## Instructions for the task
Transcribe every line from the top down to the line with "from matplotlib.path import Path", both ends included, but not the pictures.

## Data provided

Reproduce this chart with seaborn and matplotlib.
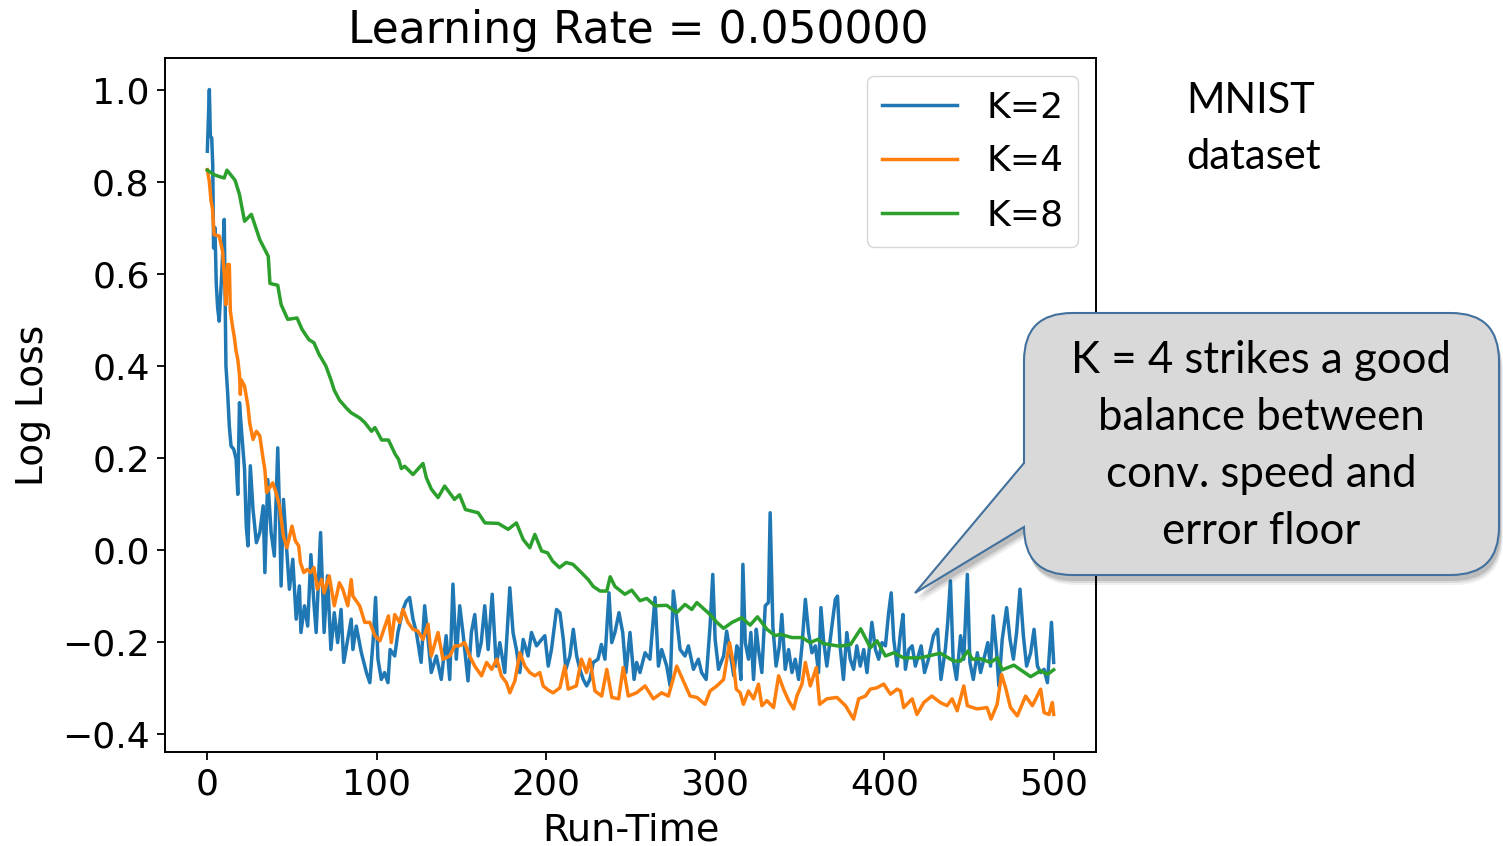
import matplotlib
matplotlib.use("Agg")
import matplotlib.pyplot as plt
import pandas as pd
import seaborn as sns
from matplotlib.patches import PathPatch
from matplotlib.path import Path

# ---- data ----
k2_t = [0, 1.2, 1.8, 2.6, 3.2, 3.7, 4.5, 5.3, 6.1, 7, 8.5, 10, 11, 12, 13, 14, 15.6, 17, 18, 19,
        20, 22, 23, 24, 25.4, 27, 29, 31, 33, 34, 35.7, 37.7, 39.6, 41.6, 42.6, 43.6, 45, 46.6, 48.5, 50.5,
        52.5, 54.4, 55.3, 57.4, 59.3, 61.2, 62.8, 64.3, 66.9, 69, 71, 73, 75, 77, 79, 80.6, 82.3, 85, 86, 88,
        91, 94, 96, 98, 99.4, 100.8, 102.8, 104.7, 106.7, 108, 110.7, 112.6, 115.6, 117.5, 119.5, 121.5,
        123.5, 126.3, 128.4, 130.4, 132.3, 135.3, 138.2, 141.1, 143.2, 145.1, 147.1, 149.1, 151, 154, 156,
        158, 160, 161.8, 163.9, 165.9, 168.3, 170.7, 172.8, 175.7, 178.7, 180.6, 182.6, 184.6, 186.6, 189.5,
        191.5, 194.5, 197.5, 199.4, 201.4, 203.3, 206.3, 208.3, 210.3, 211.8, 214.2, 216.2, 218.2, 220.1,
        222.1, 224.1, 226, 228, 230.8, 232.8, 234.9, 237.3, 238.9, 240.8, 243.2, 245.4, 247.3, 249.7, 252.1,
        253.6, 255.6, 258.6, 261.5, 264.5, 266.5, 268.4, 271.4, 273.4, 275.3, 277.3, 279.3, 282.2, 284.2,
        287.2, 290.1, 292, 294.7, 297, 298.6, 300, 302, 305, 306.8, 308.9, 311, 312.8, 313.8, 315.2, 316.4,
        317.8, 319.7, 321.1, 322.7, 324.3, 325.6, 327.6, 329.6, 331.5, 332.5, 334.1, 336, 338, 339.4, 341.4,
        343.4, 345.4, 347.3, 349.3, 351.3, 353.3, 355.2, 357.2, 359.2, 361.1, 362.5, 364, 366, 369, 371,
        372.3, 373.8, 375.8, 377.8, 379.8, 381.8, 383.7, 385.7, 387.8, 389.7, 392.6, 394.7, 396.6, 398.6,
        400.6, 402.5, 404, 405.5, 407.5, 409.5, 411, 412.4, 414.4, 416.4, 418.3, 421.7, 423.7, 426, 429,
        431.4, 433.4, 436, 437.4, 439, 440.6, 442.6, 445, 446.9, 449, 450.5, 452.5, 454.9, 456.8, 459.2,
        461.1, 462.7, 464.3, 466.3, 467.6, 469.6, 472.2, 474.2, 476.2, 478.1, 480.1, 482.1, 484, 486.4,
        488.4, 490.4, 492.3, 494.3, 496.3, 498.7, 500]
k2_loss = [0.866, 1.0, 0.899, 0.895, 0.837, 0.656, 0.70, 0.577, 0.526, 0.497, 0.598, 0.718, 0.40, 0.342,
           0.269, 0.226, 0.219, 0.197, 0.121, 0.32, 0.269, 0.175, 0.052, 0.009, 0.183, 0.088, 0.016, 0.038,
           0.096, -0.049, 0.153, 0.038, -0.013, 0.222, 0.088, -0.078, 0.11, 0.016, -0.085, -0.02, -0.15,
           -0.078, -0.179, -0.121, -0.165, -0.01, -0.107, -0.179, 0.038, -0.179, -0.056, -0.216, -0.136,
           -0.201, -0.129, -0.244, -0.208, -0.15, -0.216, -0.165, -0.223, -0.266, -0.288, -0.194, -0.103,
           -0.237, -0.281, -0.266, -0.288, -0.216, -0.23, -0.179, -0.129, -0.111, -0.103, -0.15, -0.179,
           -0.244, -0.121, -0.194, -0.266, -0.23, -0.281, -0.186, -0.281, -0.074, -0.237, -0.121, -0.179,
           -0.284, -0.179, -0.14, -0.23, -0.201, -0.121, -0.216, -0.096, -0.252, -0.201, -0.266, -0.082,
           -0.179, -0.216, -0.266, -0.194, -0.23, -0.179, -0.208, -0.194, -0.186, -0.252, -0.216, -0.129,
           -0.136, -0.194, -0.259, -0.23, -0.172, -0.23, -0.259, -0.281, -0.295, -0.281, -0.244, -0.237,
           -0.205, -0.237, -0.093, -0.201, -0.179, -0.136, -0.179, -0.266, -0.179, -0.281, -0.244, -0.266,
           -0.223, -0.237, -0.103, -0.252, -0.216, -0.252, -0.295, -0.089, -0.15, -0.216, -0.23, -0.208,
           -0.259, -0.237, -0.266, -0.281, -0.165, -0.053, -0.194, -0.259, -0.23, -0.176, -0.223, -0.273,
           -0.208, -0.216, -0.281, -0.031, -0.201, -0.237, -0.179, -0.281, -0.172, -0.216, -0.266, -0.121,
           -0.114, 0.081, -0.165, -0.252, -0.208, -0.14, -0.259, -0.216, -0.266, -0.237, -0.281, -0.208,
           -0.107, -0.179, -0.223, -0.208, -0.266, -0.125, -0.194, -0.252, -0.165, -0.107, -0.10, -0.208,
           -0.281, -0.179, -0.237, -0.259, -0.208, -0.252, -0.216, -0.266, -0.157, -0.216, -0.237, -0.201,
           -0.208, -0.136, -0.093, -0.194, -0.252, -0.179, -0.14, -0.259, -0.216, -0.208, -0.252, -0.208,
           -0.266, -0.237, -0.186, -0.172, -0.281, -0.216, -0.157, -0.067, -0.237, -0.281, -0.186, -0.237,
           -0.053, -0.244, -0.281, -0.223, -0.266, -0.23, -0.201, -0.252, -0.143, -0.223, -0.295, -0.194,
           -0.125, -0.194, -0.237, -0.179, -0.085, -0.186, -0.252, -0.223, -0.172, -0.252, -0.266, -0.259,
           -0.288, -0.157, -0.244]

k4_t = [0, 1.2, 2.2, 3, 4, 7, 9, 10, 11, 12, 13, 13.6, 15, 16, 17, 18, 19, 19.5, 20, 22, 24, 25, 27, 29,
        31, 33, 34, 35, 38.6, 40.6, 42.6, 45, 47, 50, 52, 54, 55, 57, 59, 61, 63, 65, 67.6, 69, 72, 75, 78,
        80, 83, 85, 86, 90, 93, 96, 99, 102, 105, 107, 108.7, 110.7, 113.6, 115.6, 118.5, 121.5, 124.4,
        127.4, 130.4, 132.3, 136.3, 139.2, 143.2, 146.2, 149, 152, 155, 158, 162, 165, 168, 171, 173.7,
        176.7, 178.7, 181.7, 184.6, 187.6, 190.5, 193.5, 196.4, 198.4, 201.4, 204.3, 208.3, 211.2, 213.2,
        218, 221, 224, 226, 229, 233, 236, 239, 243, 245.7, 248.7, 253.6, 258.6, 263.5, 268.4, 272.4,
        277.3, 281.2, 285.2, 289.2, 294, 297, 301, 305, 308.5, 311, 312.5, 314.8, 316.7, 319.7, 322.7,
        325.6, 327.6, 330.6, 334.5, 337.5, 340.4, 343.4, 346.4, 348.3, 351.3, 353.3, 356.2, 359.8, 361.7,
        366, 372, 377, 381.8, 384.8, 388.8, 391.7, 395.6, 399.6, 403.6, 407.5, 409.5, 411.4, 416.4, 419.2,
        423.3, 428, 433, 437, 440, 443, 446.9, 449, 454.7, 460.6, 463, 466.6, 469.2, 471.6, 474.5, 478.5,
        483.4, 487.4, 492.3, 494.3, 497.2, 499.2, 500]
k4_loss = [0.826, 0.80, 0.758, 0.743, 0.685, 0.682, 0.649, 0.598, 0.533, 0.62, 0.62, 0.519, 0.483, 0.461,
           0.432, 0.414, 0.381, 0.338, 0.37, 0.356, 0.313, 0.277, 0.24, 0.258, 0.248, 0.197, 0.175, 0.125,
           0.146, 0.125, 0.096, 0.030, 0.005, 0.052, 0.02, 0.009, -0.027, -0.049, -0.042, -0.049, -0.038,
           -0.085, -0.064, -0.093, -0.056, -0.121, -0.071, -0.085, -0.121, -0.064, -0.10, -0.121, -0.157,
           -0.157, -0.186, -0.197, -0.165, -0.143, -0.201, -0.14, -0.157, -0.129, -0.157, -0.172, -0.176,
           -0.194, -0.161, -0.23, -0.179, -0.237, -0.23, -0.208, -0.208, -0.201, -0.23, -0.252, -0.273,
           -0.244, -0.259, -0.237, -0.273, -0.288, -0.31, -0.284, -0.223, -0.252, -0.266, -0.273, -0.266,
           -0.295, -0.304, -0.31, -0.299, -0.252, -0.302, -0.295, -0.237, -0.266, -0.237, -0.306, -0.317,
           -0.259, -0.32, -0.323, -0.255, -0.317, -0.31, -0.295, -0.323, -0.31, -0.317, -0.252, -0.284,
           -0.317, -0.32, -0.335, -0.306, -0.295, -0.281, -0.201, -0.252, -0.302, -0.31, -0.335, -0.306,
           -0.323, -0.291, -0.338, -0.327, -0.342, -0.273, -0.302, -0.327, -0.345, -0.317, -0.291, -0.244,
           -0.295, -0.255, -0.335, -0.323, -0.32, -0.338, -0.367, -0.323, -0.317, -0.302, -0.299, -0.291,
           -0.313, -0.302, -0.306, -0.342, -0.323, -0.357, -0.331, -0.317, -0.331, -0.338, -0.323, -0.349,
           -0.295, -0.338, -0.345, -0.342, -0.367, -0.335, -0.27, -0.299, -0.342, -0.36, -0.317, -0.338,
           -0.302, -0.353, -0.357, -0.331, -0.357]

k8_t = [0, 4, 8, 10, 11.6, 16.4, 19, 22, 26, 31, 36, 37, 41.6, 43.6, 47.5, 53, 56, 60, 63, 66, 70, 73, 75,
        78, 82, 85, 90, 93, 97, 99, 103, 107, 111, 113, 114.6, 116.6, 121.5, 127.4, 129.4, 132.4, 136.3,
        140.2, 146, 149, 152.5, 160, 164, 171.8, 177.7, 182.6, 186.6, 190.5, 193.5, 197.5, 201, 204, 208,
        212, 216, 221, 225, 228, 232, 236, 238, 240.8, 246.7, 250.7, 255.6, 259.6, 264.5, 271.4, 277.3,
        282.2, 286.2, 289.2, 297, 301, 305, 310, 315.7, 320.7, 325, 330.6, 335.5, 338.5, 345.4, 351.3,
        356.2, 360.5, 364, 372, 375, 380, 386, 391.7, 395.6, 400.6, 405.5, 411.4, 415.4, 421.3, 433, 441,
        445, 449.3, 451.9, 456.8, 462.7, 466.7, 469.6, 476.5, 486.4, 492.3, 496.3, 500]
k8_loss = [0.825, 0.815, 0.81, 0.808, 0.825, 0.803, 0.772, 0.714, 0.729, 0.674, 0.638, 0.579, 0.575, 0.533,
           0.501, 0.504, 0.479, 0.457, 0.45, 0.425, 0.40, 0.37, 0.347, 0.326, 0.309, 0.298, 0.287, 0.277,
           0.258, 0.266, 0.239, 0.239, 0.208, 0.197, 0.177, 0.182, 0.164, 0.188, 0.157, 0.132, 0.114, 0.139,
           0.11, 0.12, 0.088, 0.081, 0.059, 0.058, 0.045, 0.059, 0.023, 0.005, 0.034, -0.002, -0.006, -0.024,
           -0.038, -0.027, -0.031, -0.049, -0.064, -0.079, -0.089, -0.089, -0.058, -0.079, -0.096, -0.087,
           -0.11, -0.105, -0.121, -0.12, -0.136, -0.118, -0.129, -0.114, -0.14, -0.157, -0.17, -0.157,
           -0.147, -0.163, -0.145, -0.172, -0.186, -0.183, -0.19, -0.19, -0.201, -0.194, -0.203, -0.208,
           -0.208, -0.205, -0.171, -0.212, -0.197, -0.23, -0.223, -0.234, -0.234, -0.234, -0.224, -0.241,
           -0.241, -0.219, -0.237, -0.236, -0.244, -0.234, -0.26, -0.25, -0.275, -0.262, -0.27, -0.26]

series_labels = ["K=2", "K=4", "K=8"]
series_colors = ["#1f77b4", "#ff7f0e", "#2ca02c"]
x_ticks = [0, 100, 200, 300, 400, 500]
y_ticks = [-0.4, -0.2, 0.0, 0.2, 0.4, 0.6, 0.8, 1.0]
callout_text = "K = 4 strikes a good\nbalance between\nconv. speed and\nerror floor"

W, H = 1503, 846
fig = plt.figure(figsize=(W / 100, H / 100), dpi=100)
ax = fig.add_axes([165 / W, 1 - 752 / H, (1096 - 165) / W, (752 - 58) / H])

for t, loss, lab, col in zip([k2_t, k4_t, k8_t], [k2_loss, k4_loss, k8_loss], series_labels, series_colors):
    df = pd.DataFrame({"Run-Time": t, "Log Loss": loss})
    sns.lineplot(data=df, x="Run-Time", y="Log Loss", ax=ax, color=col, label=lab,
                 linewidth=2.5, estimator=None, sort=False)

ax.set_xlim(-25, 525)
ax.set_ylim(-0.4385, 1.0685)
ax.set_xticks(x_ticks)
ax.set_yticks(y_ticks)
ax.tick_params(labelsize=26, length=6, width=1.3, pad=5)
for s in ax.spines.values():
    s.set_linewidth(1.4)
ax.set_xlabel("Run-Time", fontsize=27.5, labelpad=8)
ax.set_ylabel("Log Loss", fontsize=27, labelpad=8)
ax.set_title("Learning Rate = 0.050000", fontsize=31.7, pad=11, x=0.508)
ax.legend(loc="upper right", fontsize=26, handlelength=2.1, labelspacing=0.55)

# side note
fig.text(1186 / W, 1 - 129 / H, "MNIST\ndataset", fontsize=30, family="Lato",
         ha="left", va="center", linespacing=1.6)

# callout bubble (pixel coords, y measured from top)
L, R, T, B, r = 1024, 1499, 313, 575, 48
y_up, y_low, tip = 463, 527, (915, 593)
pts = [(L + r, T), (R - r, T), (R, T), (R, T + r), (R, B - r), (R, B), (R - r, B),
       (L + r, B), (L, B), (L, B - r), (L, y_low), tip, (L, y_up), (L, T + r), (L, T), (L + r, T), (L + r, T)]
codes = [Path.MOVETO, Path.LINETO, Path.CURVE3, Path.CURVE3, Path.LINETO, Path.CURVE3, Path.CURVE3,
         Path.LINETO, Path.CURVE3, Path.CURVE3, Path.LINETO, Path.LINETO, Path.LINETO, Path.LINETO,
         Path.CURVE3, Path.CURVE3, Path.CLOSEPOLY]


def bubble(dx=0, dy=0):
    return Path([((x + dx) / W, 1 - (y + dy) / H) for x, y in pts], codes)


for dx, dy, a in [(4, 10, 0.06), (3, 8, 0.09), (2, 6, 0.13)]:
    fig.add_artist(PathPatch(bubble(dx, dy), transform=fig.transFigure, facecolor="black",
                             edgecolor="none", alpha=a, zorder=4))
fig.add_artist(PathPatch(bubble(), transform=fig.transFigure, facecolor="#d9d9d9",
                         edgecolor="#41719c", linewidth=1.5, zorder=5))
fig.text(1261 / W, 1 - 446 / H, callout_text, fontsize=31.5, family="Lato", ha="center",
         va="center", linespacing=1.48, zorder=6)

fig.savefig("out.png", dpi=100)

## Written solution
Reproduce this chart with seaborn and matplotlib.
import matplotlib
matplotlib.use("Agg")
import matplotlib.pyplot as plt
import pandas as pd
import seaborn as sns
from matplotlib.patches import PathPatch
from matplotlib.path import Path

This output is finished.